## [BRIEF]
The listing below begins with the first line you should copy; stop after the line containing "26.0, 28.4, 31.1, 34.1, 37.3, 40.9, 44.8, 49.0, 53.6, 58.7];", and drop every picture.

## [DATA BLOCK]
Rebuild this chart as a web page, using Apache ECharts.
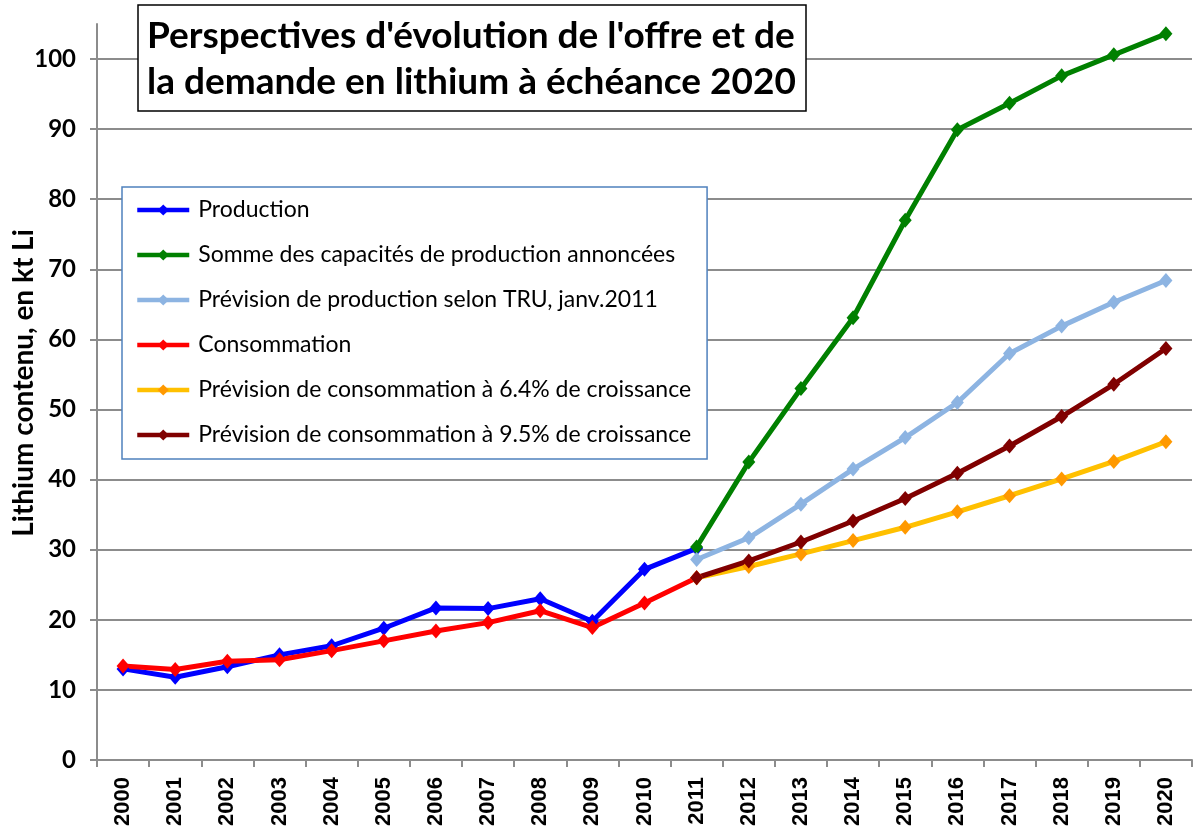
<!DOCTYPE html>
<html>
<head>
<meta charset="utf-8">
<script src="https://cdn.jsdelivr.net/npm/echarts@6/dist/echarts.min.js"></script>
<style>
  html, body { margin: 0; padding: 0; background: #fff; }
  #main { width: 1196px; height: 827px; }
</style>
</head>
<body>
<div id="main"></div>
<script>
var years = ['2000', '2001', '2002', '2003', '2004', '2005', '2006', '2007', '2008', '2009', '2010',
             '2011', '2012', '2013', '2014', '2015', '2016', '2017', '2018', '2019', '2020'];

// kt Li
var production = [13.0, 11.8, 13.3, 15.0, 16.3, 18.8, 21.7, 21.6, 23.0, 19.8, 27.2, 30.2,
                  null, null, null, null, null, null, null, null, null];
var capacites = [null, null, null, null, null, null, null, null, null, null, null,
                 30.4, 42.5, 53.0, 63.1, 77.0, 89.9, 93.7, 97.6, 100.6, 103.6];
var previsionTRU = [null, null, null, null, null, null, null, null, null, null, null,
                    28.6, 31.7, 36.5, 41.5, 46.0, 51.0, 58.0, 61.9, 65.3, 68.4];
var consommation = [13.4, 12.9, 14.1, 14.3, 15.6, 17.0, 18.4, 19.6, 21.3, 18.9, 22.4, 26.0,
                    null, null, null, null, null, null, null, null, null];
var conso64 = [null, null, null, null, null, null, null, null, null, null, null,
               26.0, 27.6, 29.4, 31.3, 33.2, 35.4, 37.7, 40.1, 42.6, 45.4];
var conso95 = [null, null, null, null, null, null, null, null, null, null, null,
               26.0, 28.4, 31.1, 34.1, 37.3, 40.9, 44.8, 49.0, 53.6, 58.7];

var seriesNames = [
    'Production',
    'Somme des capacités de production annoncées',
    'Prévision de production selon TRU, janv.2011',
    'Consommation',
    'Prévision de consommation à 6.4% de croissance',
    'Prévision de consommation à 9.5% de croissance'
];

var myChart = echarts.init(document.getElementById('main'));

function lineSeries(name, data, lineColor, markColor) {
    return {
        type: 'line',
        name: name,
        data: data,
        symbol: 'diamond',
        symbolSize: [13, 15],
        showAllSymbol: true,
        connectNulls: false,
        lineStyle: { color: lineColor, width: 5 },
        itemStyle: { color: markColor || lineColor },
        emphasis: { disabled: true }
    };
}

myChart.setOption({
    animation: false,
    title: {
        text: "Perspectives d'évolution de l'offre et de\nla demande en lithium à échéance 2020",
        left: 138,
        top: 5,
        padding: [8, 10, 6, 9],
        borderColor: '#000',
        borderWidth: 1.5,
        backgroundColor: '#fff',
        textStyle: {
            fontFamily: 'Lato',
            fontWeight: 'bold',
            fontSize: 37,
            lineHeight: 46,
            color: '#000'
        }
    },
    legend: {
        orient: 'vertical',
        left: 122,
        top: 187,
        padding: [11, 16, 12, 13],
        itemGap: 21,
        itemWidth: 52,
        itemHeight: 14,
        backgroundColor: '#fff',
        borderColor: '#4F81BD',
        borderWidth: 1.5,
        borderRadius: 0,
        lineStyle: { width: 4.5 },
        textStyle: {
            fontFamily: 'Lato',
            fontSize: 23,
            lineHeight: 24,
            color: '#000',
            padding: [0, 0, 0, 4]
        },
        data: seriesNames
    },
    grid: {
        left: 97,
        right: 4,
        top: 24,
        bottom: 67,
        outerBoundsMode: 'none'
    },
    xAxis: {
        type: 'category',
        data: years,
        boundaryGap: true,
        axisLine: { lineStyle: { color: '#8c8c8c', width: 2 } },
        axisTick: { show: true, length: 7, lineStyle: { color: '#8c8c8c', width: 2 } },
        axisLabel: {
            rotate: 90,
            margin: 17,
            interval: 0,
            fontFamily: 'Liberation Sans',
            fontWeight: 'bold',
            fontSize: 22,
            color: '#000'
        },
        splitLine: { show: false }
    },
    yAxis: {
        type: 'value',
        min: 0,
        max: 105,
        interval: 10,
        name: 'Lithium contenu, en kt Li',
        nameLocation: 'middle',
        nameGap: 59,
        nameMoveOverlap: false,
        nameTextStyle: {
            fontFamily: 'Lato',
            fontWeight: 'bold',
            fontSize: 28,
            color: '#000',
            padding: [0, 0, 0, 18]
        },
        axisLine: { show: true, lineStyle: { color: '#8c8c8c', width: 2 } },
        axisTick: { show: true, length: 7, lineStyle: { color: '#8c8c8c', width: 2 } },
        axisLabel: {
            showMaxLabel: false,
            margin: 21,
            fontFamily: 'Lato',
            fontWeight: 'bold',
            fontSize: 24,
            color: '#000'
        },
        splitLine: { show: true, showMaxLine: false, lineStyle: { color: '#8c8c8c', width: 2 } }
    },
    series: [
        lineSeries(seriesNames[0], production, '#0000FF'),
        lineSeries(seriesNames[1], capacites, '#008000'),
        lineSeries(seriesNames[2], previsionTRU, '#8DB4E2'),
        lineSeries(seriesNames[3], consommation, '#FF0000'),
        lineSeries(seriesNames[4], conso64, '#FFC000', '#FF9900'),
        lineSeries(seriesNames[5], conso95, '#800000')
    ]
});
</script>
</body>
</html>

## [FINAL RESULT]
Rebuild this chart as a web page, using Apache ECharts.
<!DOCTYPE html>
<html>
<head>
<meta charset="utf-8">
<script src="https://cdn.jsdelivr.net/npm/echarts@6/dist/echarts.min.js"></script>
<style>
  html, body { margin: 0; padding: 0; background: #fff; }
  #main { width: 1196px; height: 827px; }
</style>
</head>
<body>
<div id="main"></div>
<script>
var years = ['2000', '2001', '2002', '2003', '2004', '2005', '2006', '2007', '2008', '2009', '2010',
             '2011', '2012', '2013', '2014', '2015', '2016', '2017', '2018', '2019', '2020'];

// kt Li
var production = [13.0, 11.8, 13.3, 15.0, 16.3, 18.8, 21.7, 21.6, 23.0, 19.8, 27.2, 30.2,
                  null, null, null, null, null, null, null, null, null];
var capacites = [null, null, null, null, null, null, null, null, null, null, null,
                 30.4, 42.5, 53.0, 63.1, 77.0, 89.9, 93.7, 97.6, 100.6, 103.6];
var previsionTRU = [null, null, null, null, null, null, null, null, null, null, null,
                    28.6, 31.7, 36.5, 41.5, 46.0, 51.0, 58.0, 61.9, 65.3, 68.4];
var consommation = [13.4, 12.9, 14.1, 14.3, 15.6, 17.0, 18.4, 19.6, 21.3, 18.9, 22.4, 26.0,
                    null, null, null, null, null, null, null, null, null];
var conso64 = [null, null, null, null, null, null, null, null, null, null, null,
               26.0, 27.6, 29.4, 31.3, 33.2, 35.4, 37.7, 40.1, 42.6, 45.4];
var conso95 = [null, null, null, null, null, null, null, null, null, null, null,
               26.0, 28.4, 31.1, 34.1, 37.3, 40.9, 44.8, 49.0, 53.6, 58.7];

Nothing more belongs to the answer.